Metaliu veniva trovato in casa da solo con le valigie pronte per la fuga e non opponeva alcuna resistenza all’arresto; la moglie si trovava con la figlia mentre ad Isola d’Asti, in un garage ubicato nei pressi del centro commerciale Il Gigante, veniva rinvenuta l’autovettura utilizzata la notte della sparatoria che, sottoposta a sequestro, è stata oggetto delle verifiche tecniche volte a rinvenire tracce di polvere da sparo. Il proprietario di tale area, anch’egli estraneo ai fatti, ammetteva di aver affittato da qualche giorno il garage ad un albanese di cui forniva copia dei documenti di identità a riprova dell’accordo: la patente esibita era quella dell’odierno indagato.
Metaliu Gilmond veniva tradotto in carcere per tentato omicidio in attesa dell’udienza del GIP che, tenutasi nella mattinata odierna, ha convalidato il decreto di fermo emesso dalla dott.ssa Deodato e disposto la custodia cautelare in carcere.
Gli approfondimenti investigativi hanno poi permesso di circoscrivere il perimetro criminale del grave fatto di sangue maturato nel mondo della droga. La notte dei fatti Metaliu aveva avuto la lite con la moglie della vittima proprio in ragione di un credito vantato per dello stupefacente a questi ceduto e non ancora pagato: da qui l’origine dello scontro tra i due e il regolamento di conti con il drammatico epilogo.
La ricostruzione della rete di spaccio in cui l’indagato era coinvolto ha portato all’esecuzione di 15 perquisizioni in altrettanti domicili ubicati a San Damiano d’Asti, Asti ed Isola d’Asti per cui sono ancora in corso le indagini.
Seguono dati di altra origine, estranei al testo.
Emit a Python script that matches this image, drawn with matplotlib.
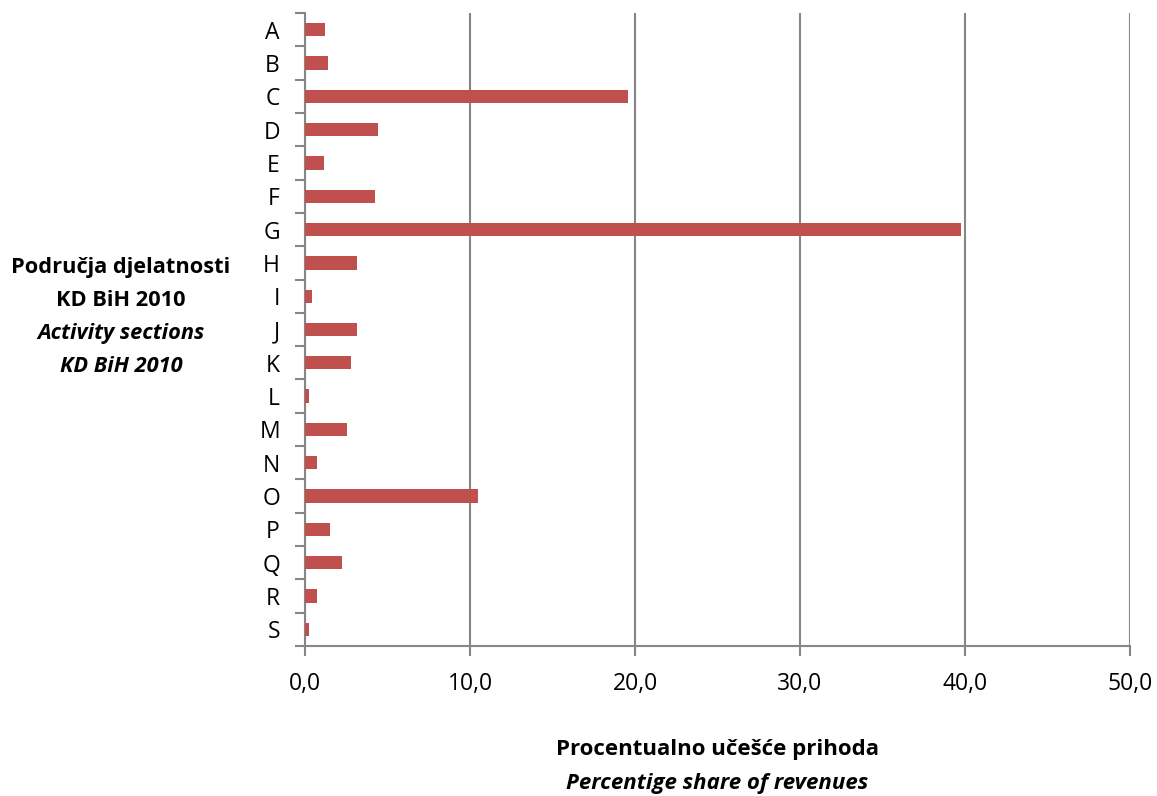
import numpy as np
import matplotlib.pyplot as plt

# Activity sections and their share of revenues (%)
sections = ['A', 'B', 'C', 'D', 'E', 'F', 'G', 'H', 'I', 'J',
            'K', 'L', 'M', 'N', 'O', 'P', 'Q', 'R', 'S']
shares = [1.2, 1.4, 19.6, 4.45, 1.15, 4.25, 39.75, 3.15, 0.42, 3.15,
          2.8, 0.24, 2.57, 0.72, 10.5, 1.52, 2.25, 0.7, 0.24]
xticks = [0, 10, 20, 30, 40, 50]

plt.rcParams['font.family'] = ['Open Sans', 'DejaVu Sans']

fig = plt.figure(figsize=(11.57, 7.96), dpi=100)
W, H = 1157, 796
ax = fig.add_axes([305 / W, 1 - 646 / H, (1130 - 305) / W, (646 - 13) / H])

y = np.arange(len(sections))
ax.barh(y, shares, height=0.4, color='#c0504d', zorder=3)

ax.set_ylim(len(sections) - 0.5, -0.5)
ax.set_xlim(0, 50)

# category ticks sit on boundaries, labels centred on bars
ax.set_yticks(np.arange(len(sections) + 1) - 0.5)
ax.set_yticklabels([])
ax.set_yticks(y, minor=True)
ax.set_yticklabels(sections, minor=True, fontsize=16.5)
ax.tick_params(axis='y', which='minor', length=0, pad=18)
ax.tick_params(axis='y', which='major', length=7, width=1.5, color='#868686')

ax.set_xticks(xticks)
ax.set_xticklabels([f'{v:.1f}'.replace('.', ',') for v in xticks], fontsize=16.5)
ax.tick_params(axis='x', length=7, width=1.5, color='#868686', pad=12)

ax.grid(axis='x', color='#868686', linewidth=1.5, zorder=0)
for side in ['top', 'right']:
    ax.spines[side].set_visible(False)
for side in ['left', 'bottom']:
    ax.spines[side].set_color('#868686')
    ax.spines[side].set_linewidth(1.5)

# axis titles (bold / bold italic lines)
fig.text(121 / W, 1 - 268 / H, 'Područja djelatnosti', ha='center', va='center',
         fontsize=15.7, fontweight='bold')
fig.text(121 / W, 1 - 300 / H, 'KD BiH 2010', ha='center', va='center',
         fontsize=15.7, fontweight='bold')
fig.text(121 / W, 1 - 333 / H, 'Activity sections', ha='center', va='center',
         fontsize=15.7, fontweight='bold', style='italic')
fig.text(121 / W, 1 - 366 / H, 'KD BiH 2010', ha='center', va='center',
         fontsize=15.7, fontweight='bold', style='italic')

fig.text(717 / W, 1 - 750 / H, 'Procentualno učešće prihoda', ha='center', va='center',
         fontsize=16, fontweight='bold')
fig.text(717 / W, 1 - 783 / H, 'Percentige share of revenues', ha='center', va='center',
         fontsize=16, fontweight='bold', style='italic')

plt.savefig('out.png', dpi=100)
Notificati anche 5 avvisi di garanzia ad altrettanti soggetti, (1 albanese e 4 italiani), per il reato di spaccio di stupefacenti in concorso.
Il nuovo provvedimento cautelare, infine, scaturisce dalla modifica del capo d’imputazione conseguente al decesso della vittima e alle ulteriori risultanze investigative che hanno fatto luce sulle ragioni fondanti il grave fatto di sangue.